When you deploy a Elastic Load Balancer into EC2 you access it through a CNAME DNS address. When you deploy an ELB in front of multiple instances in multiple Availability Zones that CNAME is not a DNS address, is many.

Example:
$ dig www.netflix.com

; <<>> DiG 9.8.1-P1 <<>> www.netflix.com

;; global options: +cmd
;; Got answer:
;; ->>HEADER<<- opcode: QUERY, status: NOERROR, id: 64502
;; flags: qr rd ra; QUERY: 1, ANSWER: 4, AUTHORITY: 0, ADDITIONAL: 0

;; QUESTION SECTION:

;www.netflix.com. IN A

;; ANSWER SECTION:

www.netflix.com. 300 IN CNAME dualstack.wwwservice--frontend-san-756424683.us-east-1.elb.amazonaws.com.
dualstack.wwwservice--frontend-san-756424683.us-east-1.elb.amazonaws.com. 60 IN A 184.73.248.59
dualstack.wwwservice--frontend-san-756424683.us-east-1.elb.amazonaws.com. 60 IN A 107.22.235.237
dualstack.wwwservice--frontend-san-756424683.us-east-1.elb.amazonaws.com. 60 IN A 184.73.252.179


As you can see, the answer for this CNAME DNS resolution for Netflix's ELB are 3 different IP addresses. Is up to the application (usually your Internet Web Browser) to decide which to use. Different clients will chose different IPs (they are not always sorted the same way) and this will balance the traffic among different AZs.
The bottom line is that your ELB in real life are multiple instances in multiple AZs and the CNAME mechanism is the method used to balance them.

But Varnish behaves different
And when you specify a CNAME as a Varnish backend server (the destination server where Varnish requests will be send to) it will translate that into only one IP. Despite the amount of IP addresses associated with that CNAME. It will only chose one and use that one for all its activity. Therefore Varnish and AWS ELB are not compatible. (Would you like to suggest a change?)

The Solution
Put a NGINX web server between Varnish and the ELB, acting as a load balancer. I know, not elegant. but works and once is in place no maintenance is needed and the process overhead for the Varnish server is minimum.

Setup
- Varnish server listening on TCP port 80 and configured to send all its requests to 127.0.0.1:8080
- NGINX server listening on TCP port 127.0.0.1:8080 and sending all its requests to our EC2 ELB.

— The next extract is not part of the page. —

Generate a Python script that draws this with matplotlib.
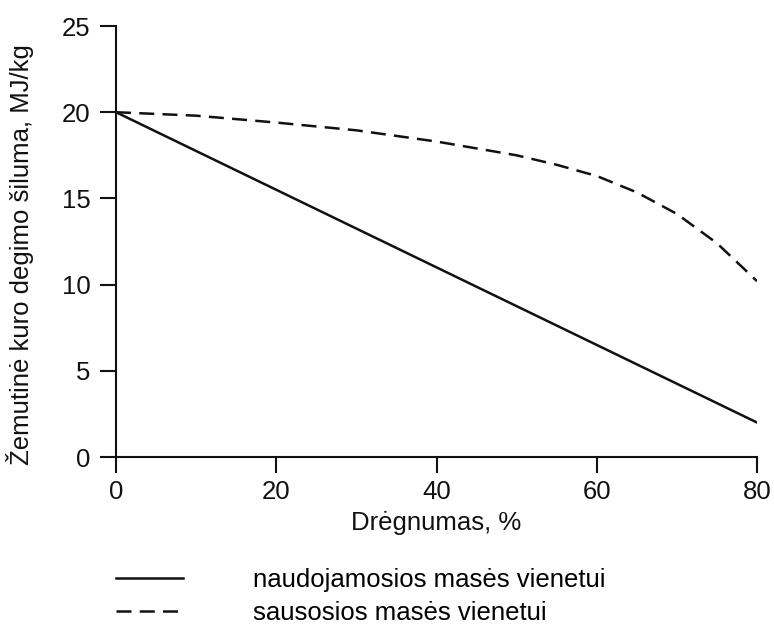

Basic configuration (using AWS EC2 AMI Linux)

yum update
reboot

yum install varnish
yum install nginx

chkconfig varnish on
chkconfig nginx on

Varnish

vim /etc/sysconfig/varnish

Locate the line:
VARNISH_LISTEN_PORT=6081
and change if for
VARNISH_LISTEN_PORT=80

vim /etc/varnish/default.vcl

Locate the backend default configuration and change port from 80 to 8080
backend default {
  .host = "127.0.0.1";
  .port = "8080";
}


NGINX

vim /etc/nginx/nginx.conf

Get rid of the default configuration file and use this example:
worker_processes  1;

events {
    worker_connections  1024;
}

http {
    include       mime.types;
    default_type  application/octet-stream;

    keepalive_timeout  65;

    server_tokens off;

server {
    listen       localhost:8080;

    location / {
     ### Insert below your ELB DNS Name leaving the semicolon at the end of the line
     proxy_pass  http://<<<<Insert-here-your-ELB-DNS-Name>>>>;
     proxy_set_header Host $http_host;

   }
}

}


Restart
service varnish restart
service nginx restart

And voila! Comments and improvement are welcome.


Thanks to
Jordi and Àlex for your help!


Update 19-Feb-2014 ! Elastic Load Balancing Announces Cross-Zone Load Balancing
Maybe this new option makes unnecessary my workaround. Anyone can confirm?